My story is so long I wouldn’t even know where to begin. But in short I have been unwell for around 2 years now with possible IBD im still being seen about this. While I was really unwell with symptoms I began also suffering from terrible anxiety. On top of this I have tachycardia resulting in a resicukpis heart rate.

So.. 2 years ago because of all this I was given Sertraline. I took just one tablet and ended up in hospital for 2 days with tremors, having fits and my heart rate was 185 bpm , I really thought I was going to die.

Since all this my health has stayed pretty much the same in terms of feeing generally unwell every day due to stomach problems. And my anxiety has got worse than ever.

Every symptom makes me think I’m going to have a heart attack or become so unwell and die or that there’s something wrong and they haven’t found it.

I was informed yesterday by my doctor that I’m supposed to have been on Propranolol for the past year as advised by the cardiologist. Just picked up my prescription and I am too scared to take it.

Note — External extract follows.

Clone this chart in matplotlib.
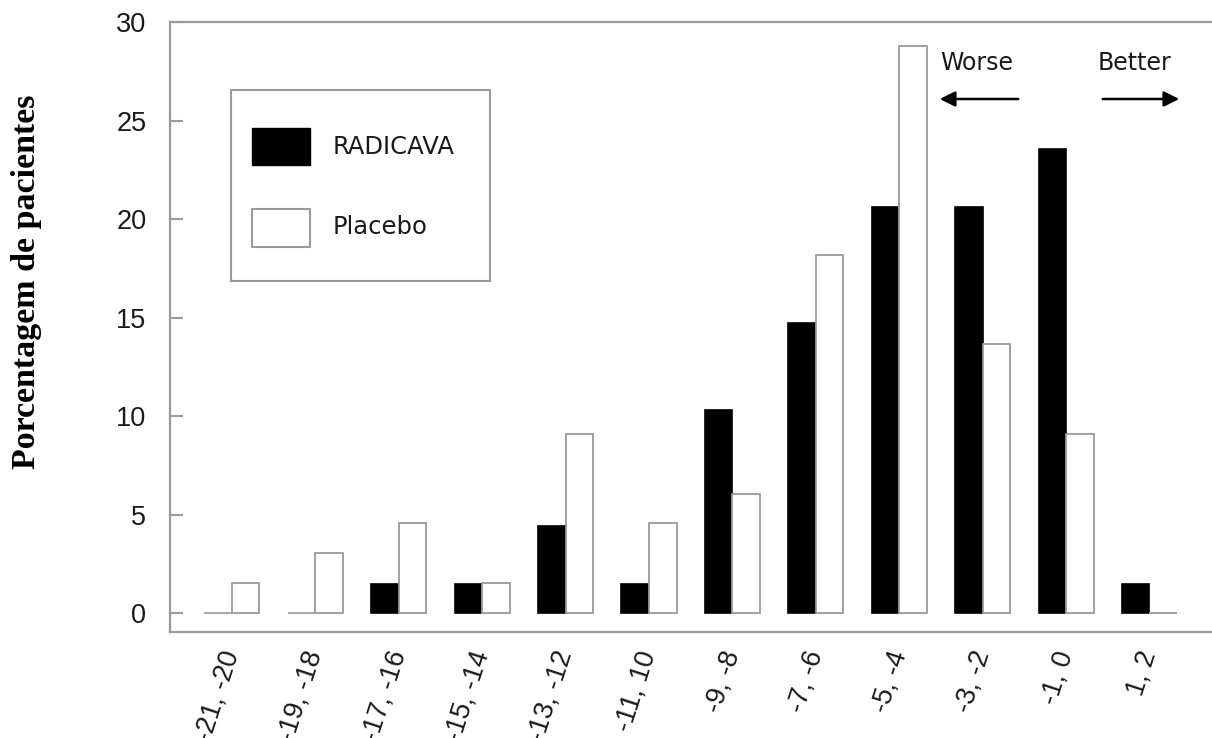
import matplotlib
matplotlib.use("Agg")
import matplotlib.pyplot as plt
from matplotlib.patches import Rectangle
import numpy as np

# change in score bins (x categories)
bins = ["-21, -20", "-19, -18", "-17, -16", "-15, -14", "-13, -12", "-11, 10",
        "-9, -8", "-7, -6", "-5, -4", "-3, -2", "-1, 0", "1, 2"]
# percentage of patients
radicava = [0.0, 0.0, 1.47, 1.47, 4.41, 1.47, 10.29, 14.71, 20.59, 20.59, 23.53, 1.47]
placebo = [1.52, 3.03, 4.55, 1.52, 9.09, 4.55, 6.06, 18.18, 28.79, 13.64, 9.09, 0.0]

gray = "#9a9a9a"
txt = "#1a1a1a"
W, H = 1212, 738

fig = plt.figure(figsize=(W / 100, H / 100), dpi=100)
ax = fig.add_axes([170 / W, (H - 632) / H, (W - 170) / W, 610 / H])

x = np.arange(len(bins))
bw = 0.33
edge_black = [gray if v == 0 else "black" for v in radicava]
ax.bar(x - bw / 2, radicava, bw, color="black", edgecolor=edge_black, linewidth=1.2)
ax.bar(x + bw / 2, placebo, bw, color="white", edgecolor=gray, linewidth=1.3)

ax.set_xlim(-0.743, 11.75)
ax.set_ylim(-0.96, 30)

for s in ["left", "bottom", "top"]:
    ax.spines[s].set_color(gray)
    ax.spines[s].set_linewidth(1.6)
ax.spines["right"].set_visible(False)

ax.set_yticks(range(0, 31, 5))
ax.tick_params(axis="y", direction="in", length=9.5, width=1.5, color=gray,
               pad=17, labelsize=19.5, labelcolor=txt)
ax.set_xticks(x)
ax.set_xticklabels(bins, rotation=72, ha="right", va="center", rotation_mode="anchor")
ax.tick_params(axis="x", length=0, pad=14, labelsize=19.5, labelcolor=txt)
for lbl in ax.get_xticklabels() + ax.get_yticklabels():
    lbl.set_family("Liberation Sans")

fig.text(27 / W, 1 - 282 / H, "Porcentagem de pacientes", rotation=90,
         ha="center", va="center", family="Liberation Serif", weight="bold", fontsize=24.5)

# legend box drawn by hand (axes fraction)
def fx(px):
    return (px - 170) / 1042

def fy(py):
    return (632 - py) / 610

t = ax.transAxes
ax.add_patch(Rectangle((fx(231), fy(281)), fx(490) - fx(231), fy(90) - fy(281),
                       transform=t, facecolor="white", edgecolor=gray, lw=1.5, zorder=5))
ax.add_patch(Rectangle((fx(252), fy(165)), fx(310) - fx(252), fy(128) - fy(165),
                       transform=t, facecolor="black", edgecolor="black", lw=1, zorder=6))
ax.add_patch(Rectangle((fx(252), fy(247)), fx(310) - fx(252), fy(209) - fy(247),
                       transform=t, facecolor="white", edgecolor=gray, lw=1.5, zorder=6))
ax.text(fx(333), fy(147), "RADICAVA", transform=t, va="center", ha="left",
        fontsize=17.5, family="DejaVu Sans", color=txt, zorder=7)
ax.text(fx(333), fy(227), "Placebo", transform=t, va="center", ha="left",
        fontsize=17.5, family="DejaVu Sans", color=txt, zorder=7)

# worse / better arrows
ax.annotate("", xy=(fx(937), fy(99)), xytext=(fx(1021), fy(99)), xycoords=t,
            arrowprops=dict(arrowstyle="-|>", color="black", lw=1.8, mutation_scale=23))
ax.annotate("", xy=(fx(1182), fy(99)), xytext=(fx(1100), fy(99)), xycoords=t,
            arrowprops=dict(arrowstyle="-|>", color="black", lw=1.8, mutation_scale=23))
ax.text(fx(977), fy(63), "Worse", transform=t, ha="center", va="center",
        fontsize=17, family="DejaVu Sans", color=txt)
ax.text(fx(1134), fy(63), "Better", transform=t, ha="center", va="center",
        fontsize=17, family="DejaVu Sans", color=txt)

fig.savefig("out.png", dpi=100)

I am tiny just 5ft and 5.5 stone as lost so much weight over the last few years. I fear that taking the tablet will make me really unwell or kill me - I know it’s stupid but the experience with the setraline has impacted
My life in such a huge way since the reaction that I am terrified of tablets I don’t take any pain killers even for a headache and up till now have refused my anxiety medication / depression medication.

I know I need to take these to help with my fast heart rate which in turn makes me have panic attacks but I am terrified once I swollo it I will have a horrible panic attack and convince myself I’m dying

Can someone please give me some feedback on how I might feel after taking it? It’s just 10mg twice a day as too scared for the 40mg they originally prescribed

Will I feel spaced? That makes me terrified... sorry for the long post I’m literally so nervous and scared and stuck between a rock and a hard place.